**GIVEN INSTRUCTION**
Pull out the lines running from the one with "What Chart.js code" to the one with "var yTicks = [0, 2, 4, 6, 8, 10, 12];", inclusive, word for word. Drop any picture.

↓↓↓

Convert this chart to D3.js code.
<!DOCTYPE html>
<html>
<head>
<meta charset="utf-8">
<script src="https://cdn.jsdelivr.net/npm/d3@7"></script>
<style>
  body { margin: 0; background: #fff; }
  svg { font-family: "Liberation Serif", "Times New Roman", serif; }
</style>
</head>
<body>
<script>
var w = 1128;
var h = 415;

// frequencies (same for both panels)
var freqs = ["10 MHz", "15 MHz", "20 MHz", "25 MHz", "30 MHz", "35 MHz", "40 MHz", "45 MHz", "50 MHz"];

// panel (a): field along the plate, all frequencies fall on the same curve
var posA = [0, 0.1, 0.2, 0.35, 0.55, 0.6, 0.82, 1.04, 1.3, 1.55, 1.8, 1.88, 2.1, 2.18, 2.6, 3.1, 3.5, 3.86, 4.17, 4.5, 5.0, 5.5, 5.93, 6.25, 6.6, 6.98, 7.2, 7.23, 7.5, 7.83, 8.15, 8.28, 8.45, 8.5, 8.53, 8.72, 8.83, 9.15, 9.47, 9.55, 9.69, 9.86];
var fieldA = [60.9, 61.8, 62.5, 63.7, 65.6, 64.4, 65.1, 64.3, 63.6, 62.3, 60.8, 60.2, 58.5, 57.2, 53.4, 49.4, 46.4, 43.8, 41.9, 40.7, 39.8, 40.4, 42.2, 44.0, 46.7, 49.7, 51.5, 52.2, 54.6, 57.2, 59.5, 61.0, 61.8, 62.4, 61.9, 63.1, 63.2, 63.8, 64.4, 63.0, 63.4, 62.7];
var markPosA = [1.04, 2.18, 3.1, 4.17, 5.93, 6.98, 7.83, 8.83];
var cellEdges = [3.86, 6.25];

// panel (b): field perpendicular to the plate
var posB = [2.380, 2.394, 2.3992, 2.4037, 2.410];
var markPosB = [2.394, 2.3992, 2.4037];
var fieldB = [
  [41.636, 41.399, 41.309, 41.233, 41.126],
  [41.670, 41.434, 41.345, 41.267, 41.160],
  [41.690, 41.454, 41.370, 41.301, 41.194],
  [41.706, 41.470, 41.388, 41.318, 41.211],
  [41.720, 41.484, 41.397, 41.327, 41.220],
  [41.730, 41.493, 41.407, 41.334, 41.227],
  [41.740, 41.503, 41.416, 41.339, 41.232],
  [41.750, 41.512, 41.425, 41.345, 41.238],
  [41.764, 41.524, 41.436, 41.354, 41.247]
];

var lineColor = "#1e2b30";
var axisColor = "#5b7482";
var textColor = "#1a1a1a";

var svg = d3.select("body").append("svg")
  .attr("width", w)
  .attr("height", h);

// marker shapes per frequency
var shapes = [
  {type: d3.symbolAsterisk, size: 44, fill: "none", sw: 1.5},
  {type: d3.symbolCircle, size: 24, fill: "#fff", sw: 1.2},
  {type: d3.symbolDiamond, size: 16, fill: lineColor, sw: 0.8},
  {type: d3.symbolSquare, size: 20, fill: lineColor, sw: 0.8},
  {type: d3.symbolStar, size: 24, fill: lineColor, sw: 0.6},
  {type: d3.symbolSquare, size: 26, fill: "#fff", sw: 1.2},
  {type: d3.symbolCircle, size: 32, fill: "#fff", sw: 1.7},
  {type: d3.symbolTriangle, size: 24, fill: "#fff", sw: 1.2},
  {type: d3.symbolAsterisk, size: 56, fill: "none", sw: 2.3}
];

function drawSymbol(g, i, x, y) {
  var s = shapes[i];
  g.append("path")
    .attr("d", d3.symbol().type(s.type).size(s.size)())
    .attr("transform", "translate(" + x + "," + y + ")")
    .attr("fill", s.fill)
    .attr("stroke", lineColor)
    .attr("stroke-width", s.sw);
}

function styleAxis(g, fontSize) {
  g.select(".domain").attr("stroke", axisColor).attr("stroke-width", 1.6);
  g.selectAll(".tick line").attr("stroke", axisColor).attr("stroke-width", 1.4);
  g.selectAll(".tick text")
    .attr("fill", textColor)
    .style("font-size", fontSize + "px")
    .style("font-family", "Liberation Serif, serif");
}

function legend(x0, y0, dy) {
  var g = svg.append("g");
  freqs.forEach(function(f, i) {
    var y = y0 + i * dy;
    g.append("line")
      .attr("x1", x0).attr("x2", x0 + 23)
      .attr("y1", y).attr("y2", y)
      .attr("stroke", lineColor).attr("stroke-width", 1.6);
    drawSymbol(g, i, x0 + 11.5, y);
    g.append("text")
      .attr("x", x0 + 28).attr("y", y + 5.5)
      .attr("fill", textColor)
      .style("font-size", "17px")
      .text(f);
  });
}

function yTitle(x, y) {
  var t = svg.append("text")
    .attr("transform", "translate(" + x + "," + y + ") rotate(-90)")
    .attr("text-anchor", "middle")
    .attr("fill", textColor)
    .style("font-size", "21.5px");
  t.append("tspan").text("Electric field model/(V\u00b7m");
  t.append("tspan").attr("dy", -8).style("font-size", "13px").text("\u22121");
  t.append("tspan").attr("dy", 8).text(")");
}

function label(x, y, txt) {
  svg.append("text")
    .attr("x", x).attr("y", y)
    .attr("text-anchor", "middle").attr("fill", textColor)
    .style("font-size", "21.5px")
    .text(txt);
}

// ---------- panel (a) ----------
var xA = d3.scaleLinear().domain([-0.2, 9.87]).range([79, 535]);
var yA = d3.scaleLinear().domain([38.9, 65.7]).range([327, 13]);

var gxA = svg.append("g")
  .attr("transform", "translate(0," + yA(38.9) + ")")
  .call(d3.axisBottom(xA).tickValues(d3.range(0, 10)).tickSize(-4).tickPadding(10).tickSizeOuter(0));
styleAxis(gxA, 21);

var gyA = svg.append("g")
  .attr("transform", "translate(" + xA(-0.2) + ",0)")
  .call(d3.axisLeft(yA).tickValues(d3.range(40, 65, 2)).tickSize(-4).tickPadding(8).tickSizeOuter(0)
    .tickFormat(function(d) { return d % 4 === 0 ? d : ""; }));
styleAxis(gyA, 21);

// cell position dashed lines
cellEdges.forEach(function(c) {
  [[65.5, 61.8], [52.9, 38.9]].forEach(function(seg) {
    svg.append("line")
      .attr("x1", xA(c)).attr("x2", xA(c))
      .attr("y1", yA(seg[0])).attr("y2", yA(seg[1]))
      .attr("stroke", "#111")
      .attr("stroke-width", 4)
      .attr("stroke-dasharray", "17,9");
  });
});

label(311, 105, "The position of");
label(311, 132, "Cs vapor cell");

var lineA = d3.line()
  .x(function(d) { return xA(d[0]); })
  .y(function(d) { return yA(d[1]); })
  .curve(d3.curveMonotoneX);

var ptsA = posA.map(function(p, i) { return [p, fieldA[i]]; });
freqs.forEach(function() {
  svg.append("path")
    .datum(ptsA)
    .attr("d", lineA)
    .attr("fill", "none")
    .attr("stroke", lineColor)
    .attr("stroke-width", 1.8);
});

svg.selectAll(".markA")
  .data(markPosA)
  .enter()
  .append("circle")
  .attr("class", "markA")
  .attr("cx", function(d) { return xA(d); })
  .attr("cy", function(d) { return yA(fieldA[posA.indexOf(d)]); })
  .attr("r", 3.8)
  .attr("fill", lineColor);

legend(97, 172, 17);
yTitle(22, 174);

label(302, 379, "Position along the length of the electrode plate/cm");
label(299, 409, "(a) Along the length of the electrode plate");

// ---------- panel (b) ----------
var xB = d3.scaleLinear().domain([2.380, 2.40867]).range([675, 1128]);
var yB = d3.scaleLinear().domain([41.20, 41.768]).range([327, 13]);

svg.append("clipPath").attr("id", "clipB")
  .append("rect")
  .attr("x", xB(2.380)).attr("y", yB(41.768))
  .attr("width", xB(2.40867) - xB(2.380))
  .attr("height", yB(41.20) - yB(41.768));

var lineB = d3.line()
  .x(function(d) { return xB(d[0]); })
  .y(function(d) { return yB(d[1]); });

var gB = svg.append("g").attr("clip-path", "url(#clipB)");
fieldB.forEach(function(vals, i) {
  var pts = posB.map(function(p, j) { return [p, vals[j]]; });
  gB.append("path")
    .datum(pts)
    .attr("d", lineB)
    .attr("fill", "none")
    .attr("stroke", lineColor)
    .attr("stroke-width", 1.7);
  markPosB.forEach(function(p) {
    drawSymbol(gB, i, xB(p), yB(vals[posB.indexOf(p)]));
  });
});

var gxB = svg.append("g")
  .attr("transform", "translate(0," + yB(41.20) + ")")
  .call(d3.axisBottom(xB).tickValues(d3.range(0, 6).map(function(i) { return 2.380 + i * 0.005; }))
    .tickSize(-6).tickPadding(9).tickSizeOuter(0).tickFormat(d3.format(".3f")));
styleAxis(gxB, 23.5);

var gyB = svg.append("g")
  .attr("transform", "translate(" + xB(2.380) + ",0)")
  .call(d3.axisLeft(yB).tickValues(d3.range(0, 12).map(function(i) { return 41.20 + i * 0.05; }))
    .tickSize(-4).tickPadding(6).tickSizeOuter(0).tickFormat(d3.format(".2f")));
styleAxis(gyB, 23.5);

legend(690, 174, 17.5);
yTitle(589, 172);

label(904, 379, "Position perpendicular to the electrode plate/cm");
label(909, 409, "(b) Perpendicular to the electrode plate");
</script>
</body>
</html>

↑↑↑
↓↓↓

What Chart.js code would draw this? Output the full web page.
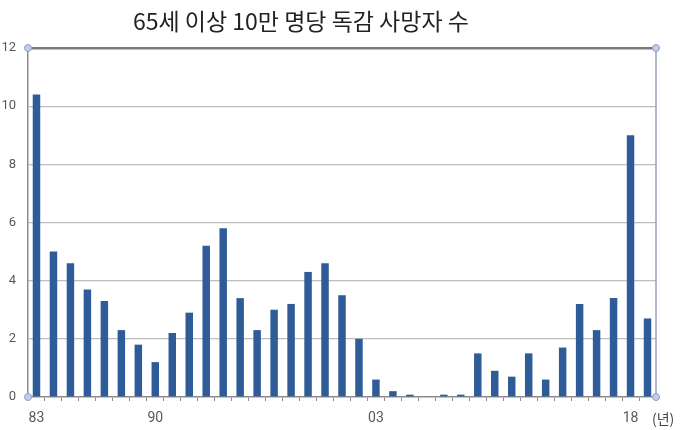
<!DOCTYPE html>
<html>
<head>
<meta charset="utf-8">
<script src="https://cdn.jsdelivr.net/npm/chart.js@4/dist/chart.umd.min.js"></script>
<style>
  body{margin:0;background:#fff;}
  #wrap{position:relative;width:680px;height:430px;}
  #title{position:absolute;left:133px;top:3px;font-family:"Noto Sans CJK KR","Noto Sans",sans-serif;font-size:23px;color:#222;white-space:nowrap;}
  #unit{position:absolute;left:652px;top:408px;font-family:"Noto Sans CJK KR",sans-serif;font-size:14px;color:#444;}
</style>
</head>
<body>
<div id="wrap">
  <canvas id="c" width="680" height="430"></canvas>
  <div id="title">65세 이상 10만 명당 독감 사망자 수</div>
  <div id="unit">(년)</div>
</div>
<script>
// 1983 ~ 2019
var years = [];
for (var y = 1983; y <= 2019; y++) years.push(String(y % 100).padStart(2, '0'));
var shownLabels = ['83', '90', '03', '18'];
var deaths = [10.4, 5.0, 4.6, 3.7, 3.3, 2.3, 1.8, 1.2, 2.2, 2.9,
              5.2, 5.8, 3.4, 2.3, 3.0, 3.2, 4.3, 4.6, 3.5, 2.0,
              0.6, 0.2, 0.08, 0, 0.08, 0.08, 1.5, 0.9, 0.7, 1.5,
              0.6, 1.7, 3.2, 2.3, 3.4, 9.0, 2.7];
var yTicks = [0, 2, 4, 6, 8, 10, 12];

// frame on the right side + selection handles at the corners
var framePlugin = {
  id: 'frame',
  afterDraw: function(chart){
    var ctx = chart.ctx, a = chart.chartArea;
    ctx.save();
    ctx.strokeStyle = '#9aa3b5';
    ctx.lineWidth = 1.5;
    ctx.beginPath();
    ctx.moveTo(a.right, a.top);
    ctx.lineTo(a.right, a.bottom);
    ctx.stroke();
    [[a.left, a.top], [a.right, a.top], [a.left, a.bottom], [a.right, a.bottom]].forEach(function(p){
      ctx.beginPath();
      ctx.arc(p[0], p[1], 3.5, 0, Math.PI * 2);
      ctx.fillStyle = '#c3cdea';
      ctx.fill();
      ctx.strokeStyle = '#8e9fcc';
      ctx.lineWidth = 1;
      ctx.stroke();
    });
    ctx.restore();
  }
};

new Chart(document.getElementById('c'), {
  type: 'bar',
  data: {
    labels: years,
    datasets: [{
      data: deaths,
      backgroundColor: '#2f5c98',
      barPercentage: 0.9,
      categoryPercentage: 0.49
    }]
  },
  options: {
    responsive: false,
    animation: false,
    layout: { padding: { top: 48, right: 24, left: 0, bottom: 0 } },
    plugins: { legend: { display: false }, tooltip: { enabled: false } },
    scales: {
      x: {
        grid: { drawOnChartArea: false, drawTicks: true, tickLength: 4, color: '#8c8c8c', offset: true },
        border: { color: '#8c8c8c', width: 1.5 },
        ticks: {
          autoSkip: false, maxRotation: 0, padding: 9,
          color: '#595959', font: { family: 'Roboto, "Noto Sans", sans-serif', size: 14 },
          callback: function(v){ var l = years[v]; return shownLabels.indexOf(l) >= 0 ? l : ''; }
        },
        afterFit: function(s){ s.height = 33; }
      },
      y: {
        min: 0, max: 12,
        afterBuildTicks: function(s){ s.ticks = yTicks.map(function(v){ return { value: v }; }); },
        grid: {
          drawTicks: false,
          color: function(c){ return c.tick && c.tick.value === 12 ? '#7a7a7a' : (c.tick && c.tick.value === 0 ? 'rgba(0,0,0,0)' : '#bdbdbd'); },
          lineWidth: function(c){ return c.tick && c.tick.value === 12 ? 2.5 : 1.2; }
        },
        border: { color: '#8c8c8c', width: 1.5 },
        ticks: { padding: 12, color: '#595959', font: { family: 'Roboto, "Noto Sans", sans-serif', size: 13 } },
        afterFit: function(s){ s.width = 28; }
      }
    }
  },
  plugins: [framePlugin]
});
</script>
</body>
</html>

↑↑↑
↓↓↓

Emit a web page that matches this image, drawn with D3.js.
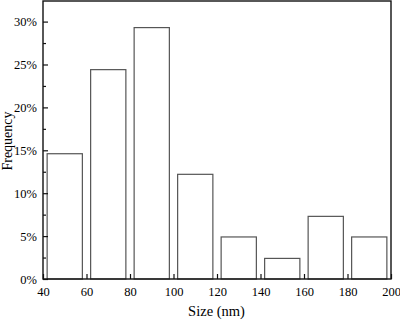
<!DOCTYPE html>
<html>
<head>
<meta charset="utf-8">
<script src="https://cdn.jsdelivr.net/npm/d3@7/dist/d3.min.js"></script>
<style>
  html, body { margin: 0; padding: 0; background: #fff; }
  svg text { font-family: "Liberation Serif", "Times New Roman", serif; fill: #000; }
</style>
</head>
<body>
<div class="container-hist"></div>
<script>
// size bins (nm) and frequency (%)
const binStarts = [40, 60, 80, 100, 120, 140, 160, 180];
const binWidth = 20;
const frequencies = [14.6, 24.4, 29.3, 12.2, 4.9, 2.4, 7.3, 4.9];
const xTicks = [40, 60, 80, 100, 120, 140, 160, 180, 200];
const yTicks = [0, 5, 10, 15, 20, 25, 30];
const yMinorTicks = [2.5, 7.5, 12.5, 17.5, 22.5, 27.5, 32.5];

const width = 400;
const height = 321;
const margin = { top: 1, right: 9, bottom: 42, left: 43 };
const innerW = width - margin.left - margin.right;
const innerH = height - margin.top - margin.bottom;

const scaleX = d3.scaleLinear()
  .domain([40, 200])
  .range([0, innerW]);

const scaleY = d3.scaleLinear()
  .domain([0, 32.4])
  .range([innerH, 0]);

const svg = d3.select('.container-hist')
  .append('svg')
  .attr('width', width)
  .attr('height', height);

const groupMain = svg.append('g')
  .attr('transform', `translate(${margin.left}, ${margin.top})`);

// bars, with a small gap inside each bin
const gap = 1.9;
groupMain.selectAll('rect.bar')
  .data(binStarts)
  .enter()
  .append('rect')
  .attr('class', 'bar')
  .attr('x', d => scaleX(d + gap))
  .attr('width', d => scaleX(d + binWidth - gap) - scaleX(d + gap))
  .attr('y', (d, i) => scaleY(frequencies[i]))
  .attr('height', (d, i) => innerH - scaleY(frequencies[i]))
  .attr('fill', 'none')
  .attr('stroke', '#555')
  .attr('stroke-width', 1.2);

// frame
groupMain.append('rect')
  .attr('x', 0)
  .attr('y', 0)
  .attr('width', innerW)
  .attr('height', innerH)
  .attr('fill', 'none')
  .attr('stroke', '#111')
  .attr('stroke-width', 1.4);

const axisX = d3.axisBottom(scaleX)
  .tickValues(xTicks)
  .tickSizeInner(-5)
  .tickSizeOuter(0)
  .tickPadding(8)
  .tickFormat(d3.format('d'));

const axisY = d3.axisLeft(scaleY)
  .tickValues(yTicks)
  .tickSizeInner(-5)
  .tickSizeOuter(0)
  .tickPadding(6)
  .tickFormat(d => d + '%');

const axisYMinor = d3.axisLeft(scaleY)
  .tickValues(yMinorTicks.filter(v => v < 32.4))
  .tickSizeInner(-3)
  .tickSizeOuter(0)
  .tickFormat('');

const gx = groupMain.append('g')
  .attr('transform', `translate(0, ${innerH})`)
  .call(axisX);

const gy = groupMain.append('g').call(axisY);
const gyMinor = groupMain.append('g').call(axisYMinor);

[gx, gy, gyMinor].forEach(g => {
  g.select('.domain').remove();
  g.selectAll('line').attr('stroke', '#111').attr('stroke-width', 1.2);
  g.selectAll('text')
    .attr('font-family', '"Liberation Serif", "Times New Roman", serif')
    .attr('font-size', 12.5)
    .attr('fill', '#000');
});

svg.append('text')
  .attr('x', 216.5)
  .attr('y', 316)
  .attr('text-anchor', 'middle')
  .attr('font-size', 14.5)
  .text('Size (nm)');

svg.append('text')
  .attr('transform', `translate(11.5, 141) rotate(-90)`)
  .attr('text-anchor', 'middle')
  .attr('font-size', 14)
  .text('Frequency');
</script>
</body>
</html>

↑↑↑

**EXERCISE RESULT**
What Chart.js code would draw this? Output the full web page.
<!DOCTYPE html>
<html>
<head>
<meta charset="utf-8">
<script src="https://cdn.jsdelivr.net/npm/chart.js@4/dist/chart.umd.min.js"></script>
<style>
  body{margin:0;background:#fff;}
  #wrap{position:relative;width:680px;height:430px;}
  #title{position:absolute;left:133px;top:3px;font-family:"Noto Sans CJK KR","Noto Sans",sans-serif;font-size:23px;color:#222;white-space:nowrap;}
  #unit{position:absolute;left:652px;top:408px;font-family:"Noto Sans CJK KR",sans-serif;font-size:14px;color:#444;}
</style>
</head>
<body>
<div id="wrap">
  <canvas id="c" width="680" height="430"></canvas>
  <div id="title">65세 이상 10만 명당 독감 사망자 수</div>
  <div id="unit">(년)</div>
</div>
<script>
// 1983 ~ 2019
var years = [];
for (var y = 1983; y <= 2019; y++) years.push(String(y % 100).padStart(2, '0'));
var shownLabels = ['83', '90', '03', '18'];
var deaths = [10.4, 5.0, 4.6, 3.7, 3.3, 2.3, 1.8, 1.2, 2.2, 2.9,
              5.2, 5.8, 3.4, 2.3, 3.0, 3.2, 4.3, 4.6, 3.5, 2.0,
              0.6, 0.2, 0.08, 0, 0.08, 0.08, 1.5, 0.9, 0.7, 1.5,
              0.6, 1.7, 3.2, 2.3, 3.4, 9.0, 2.7];
var yTicks = [0, 2, 4, 6, 8, 10, 12];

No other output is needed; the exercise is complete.